After the dry dock, the Walkway resumes with a skateboard park and a fishing pier, both being fully utilized when we passed. The next section of the Walkway below Castle Point is closed as it has collapsed into the Hudson River.  Reconstruction of this section by the city of Hoboken seemed to be underway but the activity was minimal.

The next section of the Walkway is currently being built by Stevens Tech.  It is being built over the water and is well on the way to completion.  There seems to be a fishing pier being built as part of the Stevens Walkway.  The Stevens section of the Walkway will add another crucial link to the Walkway.

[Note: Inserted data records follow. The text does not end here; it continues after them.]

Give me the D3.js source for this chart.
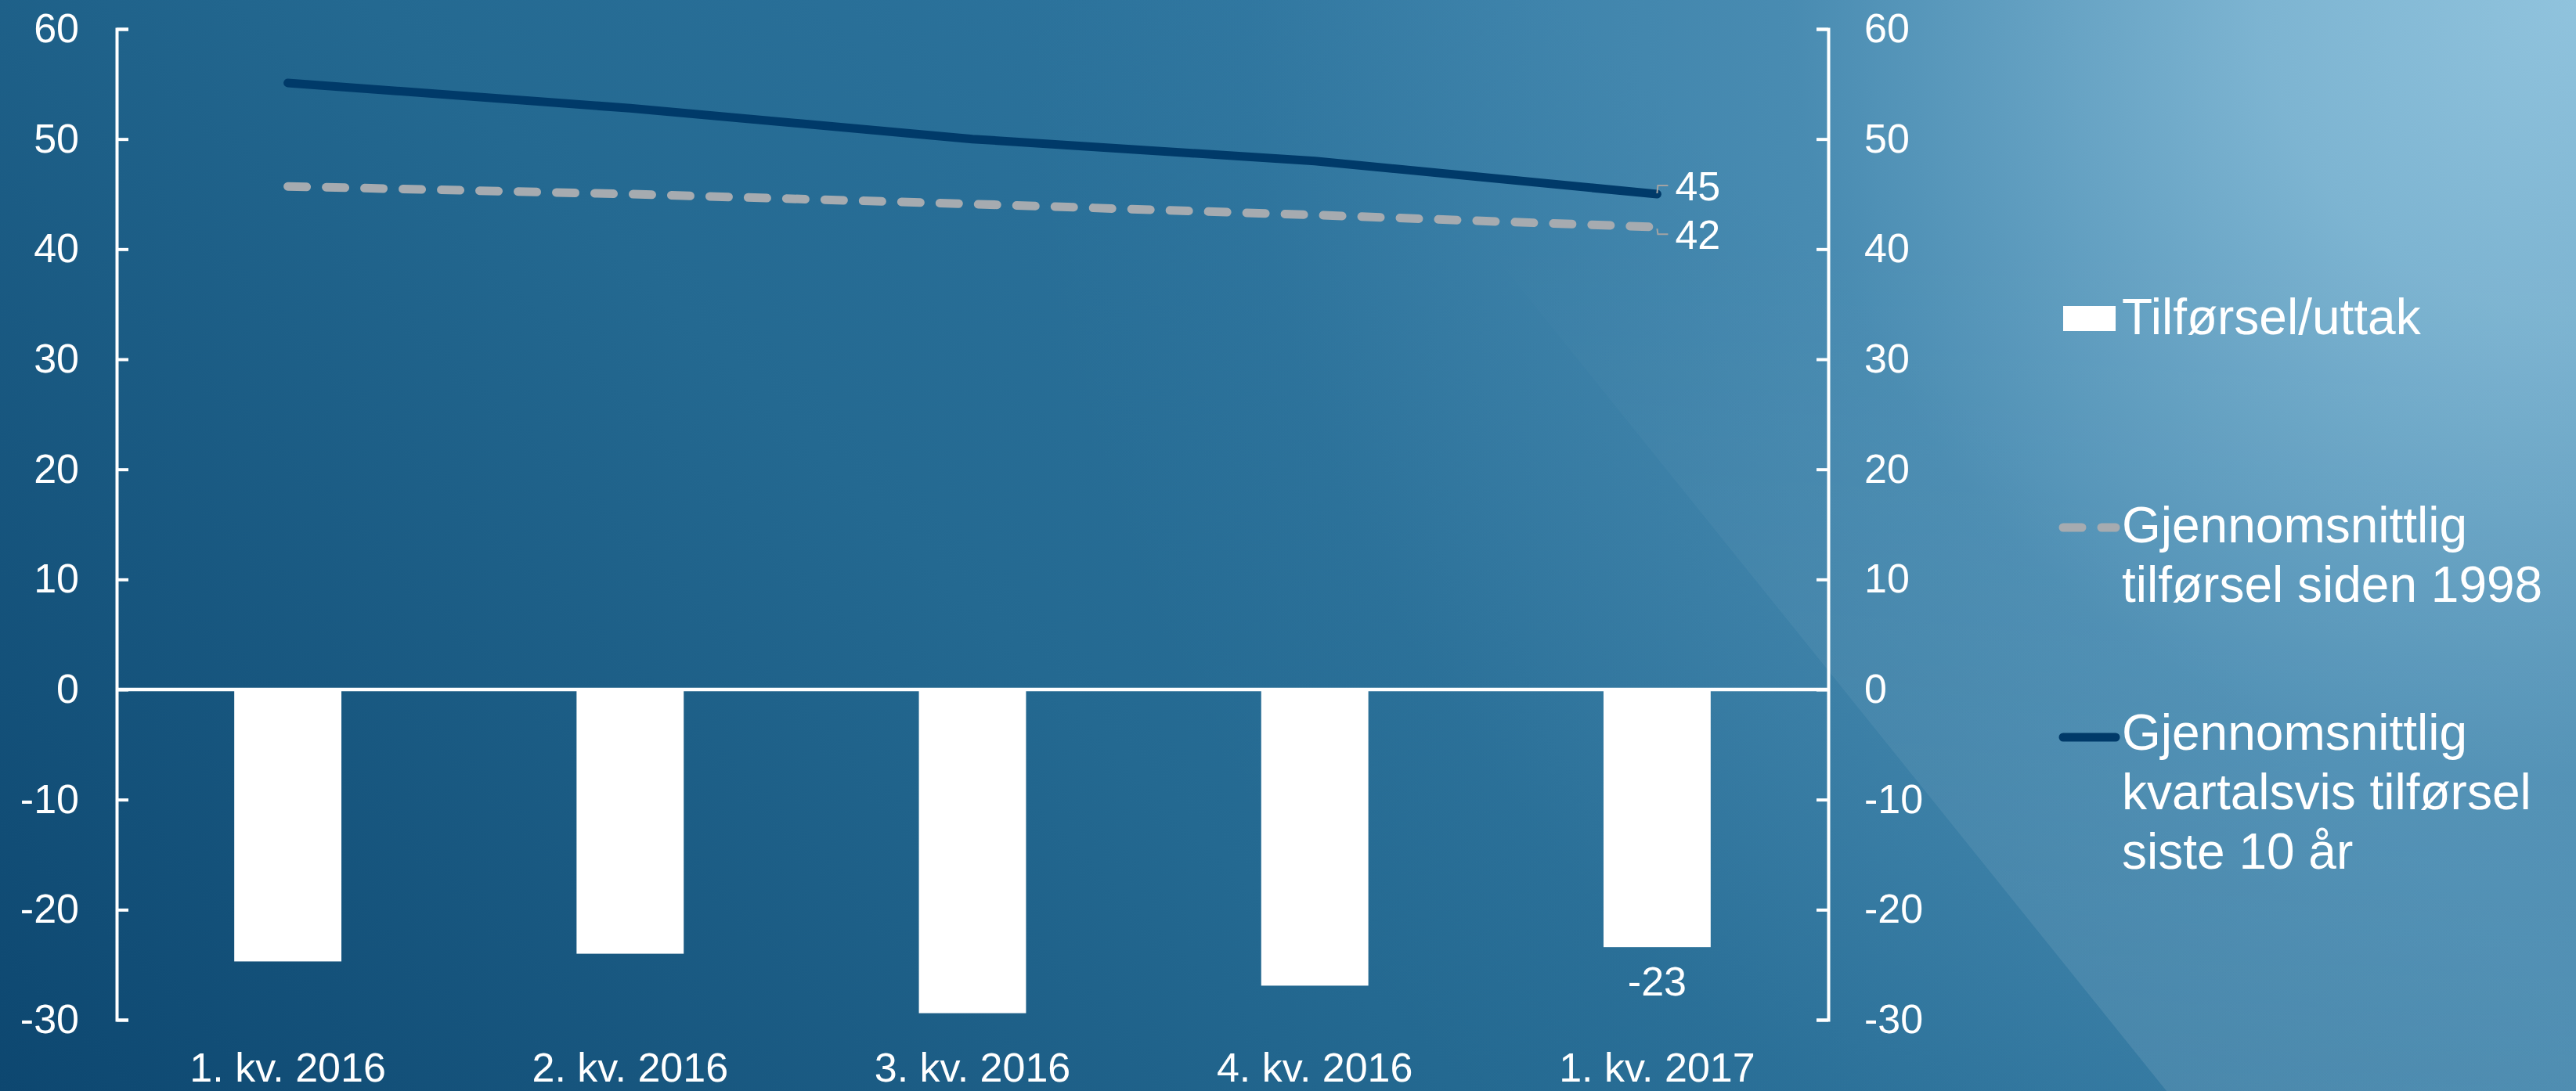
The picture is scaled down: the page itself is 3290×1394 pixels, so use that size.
<!DOCTYPE html>
<html>
<head>
<meta charset="utf-8">
<script src="https://cdn.jsdelivr.net/npm/d3@7"></script>
<style>
  html, body { margin: 0; padding: 0; overflow: hidden; }
  svg { display: block; }
</style>
</head>
<body>
<div id="chart"></div>
<script>
// values
const quarters = ["1. kv. 2016", "2. kv. 2016", "3. kv. 2016", "4. kv. 2016", "1. kv. 2017"];
const flow = [-24.7, -24.0, -29.4, -26.9, -23.4];
const avgSince1998 = [45.7, 45.0, 44.1, 43.1, 42.0];
const avgLast10y = [55.1, 52.8, 50.0, 48.0, 45.0];
const yTicks = [-30, -20, -10, 0, 10, 20, 30, 40, 50, 60];
const legendLabels = [
  ["Tilførsel/uttak"],
  ["Gjennomsnittlig", "tilførsel siden 1998"],
  ["Gjennomsnittlig", "kvartalsvis tilførsel", "siste 10 år"]
];

const width = 3290, height = 1394;
const plot = {left: 149, right: 2335, top: 37, bottom: 1303};
const font = "'Liberation Sans', Arial, sans-serif";
const darkBlue = "#003a69";
const grey = "#a6abb0";

// plain hyphen for negatives, like the original
const fmt = d => String(Math.round(d));

const svg = d3.select("#chart").append("svg")
    .attr("width", width)
    .attr("height", height);

// background
const defs = svg.append("defs");

const base = defs.append("linearGradient")
    .attr("id", "bg")
    .attr("gradientUnits", "userSpaceOnUse")
    .attr("x1", 150).attr("y1", 1550)
    .attr("x2", 1850).attr("y2", -150);
base.append("stop").attr("offset", 0).attr("stop-color", "#0d4770");
base.append("stop").attr("offset", 0.55).attr("stop-color", "#246991");
base.append("stop").attr("offset", 1).attr("stop-color", "#3179a3");

const glow = defs.append("radialGradient")
    .attr("id", "glow")
    .attr("gradientUnits", "userSpaceOnUse")
    .attr("cx", width).attr("cy", 0).attr("r", 2000);
[[0, 1], [0.2, 0.8], [0.5, 0.25], [0.85, 0.03], [1, 0]].forEach(([o, a]) =>
  glow.append("stop").attr("offset", o).attr("stop-color", "#90c3dd").attr("stop-opacity", a));

const sheen = defs.append("linearGradient")
    .attr("id", "sheen")
    .attr("gradientUnits", "userSpaceOnUse")
    .attr("x1", 0).attr("y1", 300)
    .attr("x2", 0).attr("y2", height);
sheen.append("stop").attr("offset", 0).attr("stop-color", "#fff").attr("stop-opacity", 0);
sheen.append("stop").attr("offset", 1).attr("stop-color", "#fff").attr("stop-opacity", 0.1);

svg.append("rect").attr("width", width).attr("height", height).attr("fill", "url(#bg)");
svg.append("rect").attr("width", width).attr("height", height).attr("fill", "url(#glow)");
svg.append("polygon")
    .attr("points", [[1646, 0], [width, 0], [width, height], [2767, height]].join(" "))
    .attr("fill", "url(#sheen)");

// scales
const x = d3.scaleBand()
    .domain(quarters)
    .range([plot.left, plot.right])
    .paddingInner(0.687)
    .paddingOuter(0.3435);

const y = d3.scaleLinear()
    .domain([-30, 60])
    .range([plot.bottom, plot.top]);

const cx = q => x(q) + x.bandwidth() / 2;

// axes
function styleAxis(g) {
  g.attr("color", "#fff")
    .attr("font-size", 52)
    .attr("font-family", font);
  g.selectAll("path, line").attr("stroke-width", 4);
}

svg.append("g")
    .attr("transform", `translate(${plot.left},0)`)
    .call(d3.axisLeft(y).tickValues(yTicks).tickFormat(fmt).tickSize(-15).tickPadding(48))
    .call(styleAxis);

svg.append("g")
    .attr("transform", `translate(${plot.right},0)`)
    .call(d3.axisRight(y).tickValues(yTicks).tickFormat(fmt).tickSize(-15).tickPadding(46))
    .call(styleAxis);

svg.append("g")
    .attr("transform", `translate(0,${plot.bottom})`)
    .call(d3.axisBottom(x).tickSize(0).tickPadding(42))
    .call(styleAxis)
    .call(g => g.select(".domain").remove());

// bars
svg.append("g")
  .selectAll("rect")
  .data(flow)
  .join("rect")
    .attr("x", (d, i) => x(quarters[i]))
    .attr("y", d => y(Math.max(0, d)))
    .attr("width", x.bandwidth())
    .attr("height", d => Math.abs(y(d) - y(0)))
    .attr("fill", "#fff");

// zero line
svg.append("line")
    .attr("x1", plot.left).attr("x2", plot.right)
    .attr("y1", y(0)).attr("y2", y(0))
    .attr("stroke", "#fff")
    .attr("stroke-width", 4.5);

// lines
const line = d3.line()
    .x((d, i) => cx(quarters[i]))
    .y(d => y(d));

svg.append("path")
    .datum(avgSince1998)
    .attr("d", line)
    .attr("fill", "none")
    .attr("stroke", grey)
    .attr("stroke-width", 11)
    .attr("stroke-linecap", "round")
    .attr("stroke-dasharray", "24,25");

svg.append("path")
    .datum(avgLast10y)
    .attr("d", line)
    .attr("fill", "none")
    .attr("stroke", darkBlue)
    .attr("stroke-width", 11)
    .attr("stroke-linecap", "round")
    .attr("stroke-linejoin", "round");

// data labels on the last quarter
const last = quarters.length - 1;
const px = cx(quarters[last]);

const endLabels = [
  {v: avgLast10y[last], dy: 8, from: -1},
  {v: avgSince1998[last], dy: 28, from: 2}
];

endLabels.forEach(l => {
  const b = y(l.v) + l.dy;
  svg.append("path")
      .attr("d", `M${px},${y(l.v) + l.from}L${px + 1},${b - 19}L${px + 14},${b - 19}`)
      .attr("fill", "none")
      .attr("stroke", "#a3a3a3")
      .attr("stroke-width", 2);
  svg.append("text")
      .attr("x", px + 23)
      .attr("y", b)
      .attr("fill", "#fff")
      .attr("font-family", font)
      .attr("font-size", 52)
      .text(fmt(l.v));
});

svg.append("text")
    .attr("x", px)
    .attr("y", y(flow[last]) + 62)
    .attr("text-anchor", "middle")
    .attr("fill", "#fff")
    .attr("font-family", font)
    .attr("font-size", 52)
    .text(fmt(flow[last]));

// legend
const legend = svg.append("g")
    .attr("font-family", font)
    .attr("font-size", 64)
    .attr("fill", "#fff");

const keyX = 2635, keyW = 67, textX = 2710, lineGap = 76;
const keyY = [407, 674, 942];
const firstBase = [427, 693, 958];

legend.append("rect")
    .attr("x", keyX).attr("y", keyY[0] - 16)
    .attr("width", keyW).attr("height", 32)
    .attr("fill", "#fff");

legend.append("line")
    .attr("x1", keyX).attr("x2", keyX + keyW)
    .attr("y1", keyY[1]).attr("y2", keyY[1])
    .attr("stroke", grey)
    .attr("stroke-width", 11)
    .attr("stroke-linecap", "round")
    .attr("stroke-dasharray", "24,25");

legend.append("line")
    .attr("x1", keyX).attr("x2", keyX + keyW)
    .attr("y1", keyY[2]).attr("y2", keyY[2])
    .attr("stroke", darkBlue)
    .attr("stroke-width", 11)
    .attr("stroke-linecap", "round");

legendLabels.forEach((lines, i) => {
  const t = legend.append("text")
      .attr("x", textX)
      .attr("y", firstBase[i]);
  lines.forEach((s, j) => {
    t.append("tspan")
        .attr("x", textX)
        .attr("y", firstBase[i] + j * lineGap)
        .text(s);
  });
});
</script>
</body>
</html>
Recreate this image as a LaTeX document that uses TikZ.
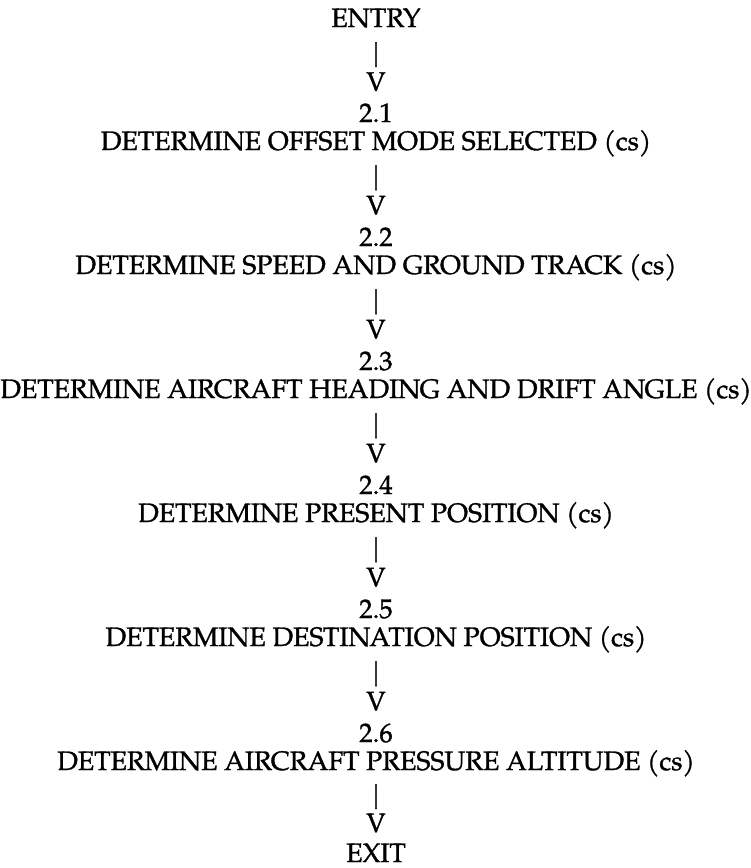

After the Stevens section, we walked through the South end of Hoboken which was developed by The Port Authority and is magnificent.  Pier C with playgrounds, restrooms and parkland is almost complete.  Pier A was loaded with people sunbathing, and just enjoying the waterfront.  It was exhilarating to see the Waterfront being enjoyed by so many residents.

Overall, when Weehawken Cove and Stevens sections of the Walkway are completed, the Walkway through Weehawken and Hoboken will be almost contiguous and provide a wonderful waterfront experience that demonstrates why the Walkway is so valuable as an asset to the New Jersey Waterfront and the residents of New Jersey.